- The Washington Times - Friday, November 9, 2001

Firefighters added to Trade Center site
NEW YORK Trying to soothe frayed nerves, city officials have agreed to increase the number of firefighters at the World Trade Center site, and police said yesterday they expect no more arrests from last week's clash between firefighters and police officers.
Five officers were injured and more than a dozen firefighters were arrested when a rally protesting the reduction in the number of firefighters at the site turned rowdy on Nov. 2. Three more were placed under arrest Wednesday after surrendering.
The decision came after a meeting Wednesday among police, fire and city officials, in which it was agreed that more firefighters would be allowed onto the site to recover remains, one of the sources said.

Navy ends search for wreck victim
HONOLULU The Navy has ended its recovery effort at the site of the Ehime Maru wreck, giving up hope of finding the ninth and final victim of a collision involving a U.S. submarine and the Japanese training fishing vessel.
Divers involved in the $60 million effort were unable to locate the remains of Takeshi Mizuguchi, a 17-year-old Uwajima Fisheries High School student, Rear Adm. William Klemm, the operation's commander, said Wednesday. Mr. Mizuguchi's family was informed Tuesday that the search was being called off, Adm. Klemm said.
Family members had given 24 pink roses to Navy officials to thank them for their efforts.

Settlement reached in boy's death
CHICAGO The Chicago Housing Authority and a management company have agreed to pay $2.1 million to the family of a 5-year-old boy who was dropped to his death from a vacant high-rise apartment.
The family of Eric Morse had sought $60 million in damages from the housing authority and Diversified Realty Group Inc. for the boy's 1994 death.
The settlement was reached Wednesday, a day before a retrial of the family's lawsuit was to begin. A mistrial was declared in June after a jury deadlocked.
Two boys, ages 10 and 11, dropped Eric out the window of a vacant 14th-floor apartment in a public-housing complex because he refused to steal candy for them.

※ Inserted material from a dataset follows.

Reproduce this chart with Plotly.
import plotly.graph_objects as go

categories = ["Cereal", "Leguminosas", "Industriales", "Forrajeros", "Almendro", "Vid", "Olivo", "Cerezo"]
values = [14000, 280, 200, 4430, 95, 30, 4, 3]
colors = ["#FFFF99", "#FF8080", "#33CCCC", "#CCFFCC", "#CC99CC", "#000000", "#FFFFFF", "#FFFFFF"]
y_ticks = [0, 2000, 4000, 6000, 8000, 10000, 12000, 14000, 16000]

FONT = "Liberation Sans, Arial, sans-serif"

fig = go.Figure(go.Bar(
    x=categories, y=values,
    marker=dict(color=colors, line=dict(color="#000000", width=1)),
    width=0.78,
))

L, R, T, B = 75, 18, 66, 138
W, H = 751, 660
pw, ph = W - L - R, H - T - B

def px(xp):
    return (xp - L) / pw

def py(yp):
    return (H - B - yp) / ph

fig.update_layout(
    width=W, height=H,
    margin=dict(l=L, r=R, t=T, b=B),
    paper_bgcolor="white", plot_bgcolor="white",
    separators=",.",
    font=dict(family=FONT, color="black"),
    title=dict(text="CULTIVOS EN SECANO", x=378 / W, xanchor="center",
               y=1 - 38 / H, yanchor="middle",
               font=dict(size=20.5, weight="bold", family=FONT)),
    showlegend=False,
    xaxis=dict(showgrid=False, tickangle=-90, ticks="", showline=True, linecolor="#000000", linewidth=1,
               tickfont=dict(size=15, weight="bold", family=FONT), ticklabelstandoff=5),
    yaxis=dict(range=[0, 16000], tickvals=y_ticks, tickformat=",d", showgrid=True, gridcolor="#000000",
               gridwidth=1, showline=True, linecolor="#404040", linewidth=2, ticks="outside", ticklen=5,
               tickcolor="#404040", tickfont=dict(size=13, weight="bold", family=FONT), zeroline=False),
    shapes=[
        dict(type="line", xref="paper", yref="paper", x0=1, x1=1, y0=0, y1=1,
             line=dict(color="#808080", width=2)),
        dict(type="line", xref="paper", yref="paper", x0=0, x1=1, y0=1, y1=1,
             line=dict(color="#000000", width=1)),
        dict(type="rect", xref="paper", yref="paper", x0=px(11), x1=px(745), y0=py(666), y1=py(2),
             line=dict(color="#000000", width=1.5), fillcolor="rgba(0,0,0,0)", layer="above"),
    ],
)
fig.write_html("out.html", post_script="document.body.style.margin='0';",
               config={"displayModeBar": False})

Punctured barge leaks gasoline
LOUISVILLE, Ky. A barge that was punctured after it rubbed against a metal barrier leaked at least 2,000 gallons of gasoline into the Ohio River, prompting police to close off several downtown streets.
Coast Guard Petty Officer Todd Betteridge said the river was shut down late Wednesday from the Interstate 65 bridge to the McAlpine Locks.
No injuries were reported and there had been no evacuations.
Crews worked yesterday to transport the remaining gasoline in the barge to another vessel before it leaks out. Attempts to plug the leak had been interrupted by darkness.
The entire barge held 1.5 million gallons of gasoline, and the leaking tanks held 315,000 gallons, U.S. Coast Guard Lt. Steve Garcia said.

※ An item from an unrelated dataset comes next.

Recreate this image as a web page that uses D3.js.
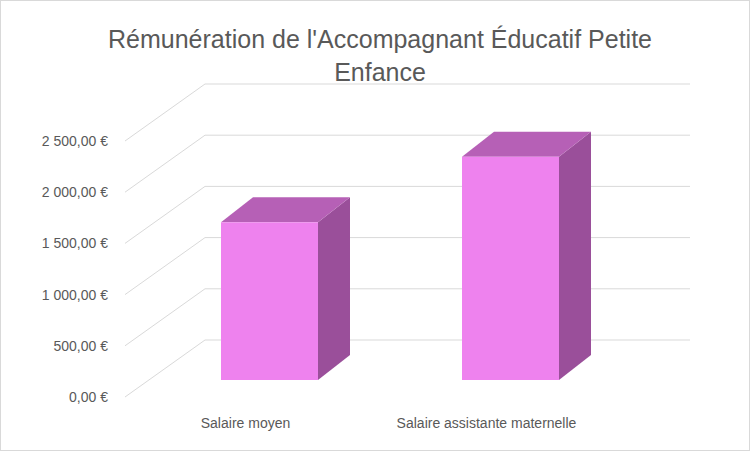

Attorneys reveal disputed affidavit
DAYTON, Ohio Attorneys for a man facing execution for a slaying he denies committing turned over a previously undisclosed statement yesterday from another man who is claiming responsibility for the killing.
John W. Byrd Jr., 37, was sentenced to death in the slaying of a Cincinnati-area convenience store clerk in 1983.
Years after Byrd's conviction, John Brewer, who was with Byrd at the store, confessed to the slaying in affidavits in 1989 and again in January.
Byrd's attorneys had held back the 1989 document because it was not relevant to their appeals at the time, which were not based on Byrd's innocence.